---------- Material provided ----------

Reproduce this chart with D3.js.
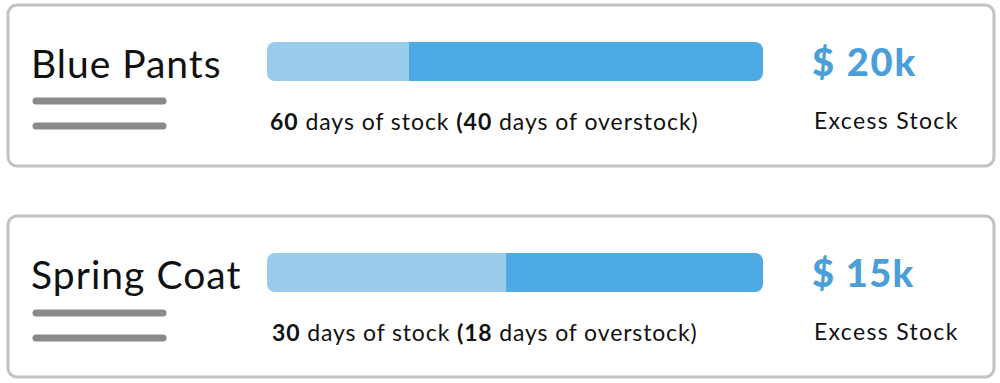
<!DOCTYPE html>
<html>
<head>
<meta charset="utf-8">
<script src="https://cdn.jsdelivr.net/npm/d3@7"></script>
<style>
  body { margin: 0; background: #fff; }
  svg { display: block; font-family: 'Lato', 'Open Sans', sans-serif; }
</style>
</head>
<body>
<div id="chart"></div>
<script>
// data
var products = ['Blue Pants', 'Spring Coat']
var stockDays = [60, 30]
var overstockDays = [40, 18]
var excessK = [20, 15]
// where the light part of each bar ends, in % of the bar
var barSplit = [28.6, 48.2]

var w = 1000
var h = 383

var svg = d3.select('#chart')
  .append('svg')
  .attr('width', w)
  .attr('height', h)

var x = d3.scaleLinear()
  .domain([0, 100])
  .range([267, 763])

var defs = svg.append('defs')

// stretch a text to the width it has in the original (wider font there)
function fit (sel, width) {
  var node = sel.node()
  var len = node.getComputedTextLength()
  var n = node.textContent.length
  if (n > 1) sel.attr('letter-spacing', ((width - len) / (n - 0.5)).toFixed(2))
  return sel
}

products.forEach(function (p, i) {
  var top = [5, 216][i]
  var g = svg.append('g').attr('transform', 'translate(0,' + top + ')')

  // card frame
  g.append('rect')
    .attr('x', 8)
    .attr('y', 0)
    .attr('width', 986)
    .attr('height', 161)
    .attr('rx', 9)
    .attr('fill', '#fff')
    .attr('stroke', '#c2c2c2')
    .attr('stroke-width', 3)

  // title
  var t = g.append('text')
    .attr('x', 31)
    .attr('y', 73)
    .attr('font-size', 39)
    .attr('fill', '#111')
    .text(p)
  fit(t, i === 0 ? 190 : 210)

  // two placeholder lines
  var lineY = i === 0 ? [96, 121] : [97, 122]
  lineY.forEach(function (ly) {
    g.append('line')
      .attr('x1', 36)
      .attr('x2', 163)
      .attr('y1', ly)
      .attr('y2', ly)
      .attr('stroke', '#8a8a8a')
      .attr('stroke-width', 7)
      .attr('stroke-linecap', 'round')
  })

  // bar
  var by = 37
  var bh = 39
  defs.append('clipPath')
    .attr('id', 'bar' + i)
    .append('rect')
    .attr('x', x(0))
    .attr('y', by)
    .attr('width', x(100) - x(0))
    .attr('height', bh)
    .attr('rx', 8)

  var bar = g.append('g').attr('clip-path', 'url(#bar' + i + ')')
  bar.append('rect')
    .attr('x', x(0))
    .attr('y', by)
    .attr('width', x(barSplit[i]) - x(0))
    .attr('height', bh)
    .attr('fill', '#99cbea')
  bar.append('rect')
    .attr('x', x(barSplit[i]))
    .attr('y', by)
    .attr('width', x(100) - x(barSplit[i]))
    .attr('height', bh)
    .attr('fill', '#4eaae5')

  // caption under bar
  var cap = g.append('text')
    .attr('x', i === 0 ? 270 : 272)
    .attr('y', 125)
    .attr('font-size', 23)
    .attr('fill', '#111')
  cap.append('tspan').attr('font-weight', 'bold').text(stockDays[i])
  cap.append('tspan').text(' days of stock ')
  cap.append('tspan').attr('font-weight', 'bold').text('(' + overstockDays[i])
  cap.append('tspan').text(' days of overstock)')
  fit(cap, i === 0 ? 428 : 425)

  // value
  var v = g.append('text')
    .attr('x', 812)
    .attr('y', 71)
    .attr('font-size', 38)
    .attr('font-weight', 900)
    .attr('fill', '#4a9fd9')
    .text('$ ' + excessK[i] + 'k')
  fit(v, i === 0 ? 104 : 102)

  var e = g.append('text')
    .attr('x', 814)
    .attr('y', 124)
    .attr('font-size', 23)
    .attr('fill', '#111')
    .text('Excess Stock')
  fit(e, 144)
})
</script>
</body>
</html>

----------

Problem — Reproduce all of the data exactly; the pictures do not belong in the copy.

Complete output —
Reproduce this chart with D3.js.
<!DOCTYPE html>
<html>
<head>
<meta charset="utf-8">
<script src="https://cdn.jsdelivr.net/npm/d3@7"></script>
<style>
  body { margin: 0; background: #fff; }
  svg { display: block; font-family: 'Lato', 'Open Sans', sans-serif; }
</style>
</head>
<body>
<div id="chart"></div>
<script>
// data
var products = ['Blue Pants', 'Spring Coat']
var stockDays = [60, 30]
var overstockDays = [40, 18]
var excessK = [20, 15]
// where the light part of each bar ends, in % of the bar
var barSplit = [28.6, 48.2]

var w = 1000
var h = 383

var svg = d3.select('#chart')
  .append('svg')
  .attr('width', w)
  .attr('height', h)

var x = d3.scaleLinear()
  .domain([0, 100])
  .range([267, 763])

var defs = svg.append('defs')

// stretch a text to the width it has in the original (wider font there)
function fit (sel, width) {
  var node = sel.node()
  var len = node.getComputedTextLength()
  var n = node.textContent.length
  if (n > 1) sel.attr('letter-spacing', ((width - len) / (n - 0.5)).toFixed(2))
  return sel
}

products.forEach(function (p, i) {
  var top = [5, 216][i]
  var g = svg.append('g').attr('transform', 'translate(0,' + top + ')')

  // card frame
  g.append('rect')
    .attr('x', 8)
    .attr('y', 0)
    .attr('width', 986)
    .attr('height', 161)
    .attr('rx', 9)
    .attr('fill', '#fff')
    .attr('stroke', '#c2c2c2')
    .attr('stroke-width', 3)

  // title
  var t = g.append('text')
    .attr('x', 31)
    .attr('y', 73)
    .attr('font-size', 39)
    .attr('fill', '#111')
    .text(p)
  fit(t, i === 0 ? 190 : 210)

  // two placeholder lines
  var lineY = i === 0 ? [96, 121] : [97, 122]
  lineY.forEach(function (ly) {
    g.append('line')
      .attr('x1', 36)
      .attr('x2', 163)
      .attr('y1', ly)
      .attr('y2', ly)
      .attr('stroke', '#8a8a8a')
      .attr('stroke-width', 7)
      .attr('stroke-linecap', 'round')
  })

  // bar
  var by = 37
  var bh = 39
  defs.append('clipPath')
    .attr('id', 'bar' + i)
    .append('rect')
    .attr('x', x(0))
    .attr('y', by)
    .attr('width', x(100) - x(0))
    .attr('height', bh)
    .attr('rx', 8)

  var bar = g.append('g').attr('clip-path', 'url(#bar' + i + ')')
  bar.append('rect')
    .attr('x', x(0))
    .attr('y', by)
    .attr('width', x(barSplit[i]) - x(0))
    .attr('height', bh)
    .attr('fill', '#99cbea')
  bar.append('rect')
    .attr('x', x(barSplit[i]))
    .attr('y', by)
    .attr('width', x(100) - x(barSplit[i]))
    .attr('height', bh)
    .attr('fill', '#4eaae5')

  // caption under bar
  var cap = g.append('text')
    .attr('x', i === 0 ? 270 : 272)
    .attr('y', 125)
    .attr('font-size', 23)
    .attr('fill', '#111')
  cap.append('tspan').attr('font-weight', 'bold').text(stockDays[i])
  cap.append('tspan').text(' days of stock ')
  cap.append('tspan').attr('font-weight', 'bold').text('(' + overstockDays[i])
  cap.append('tspan').text(' days of overstock)')
  fit(cap, i === 0 ? 428 : 425)

  // value
  var v = g.append('text')
    .attr('x', 812)
    .attr('y', 71)
    .attr('font-size', 38)
    .attr('font-weight', 900)
    .attr('fill', '#4a9fd9')
    .text('$ ' + excessK[i] + 'k')
  fit(v, i === 0 ? 104 : 102)

  var e = g.append('text')
    .attr('x', 814)
    .attr('y', 124)
    .attr('font-size', 23)
    .attr('fill', '#111')
    .text('Excess Stock')
  fit(e, 144)
})
</script>
</body>
</html>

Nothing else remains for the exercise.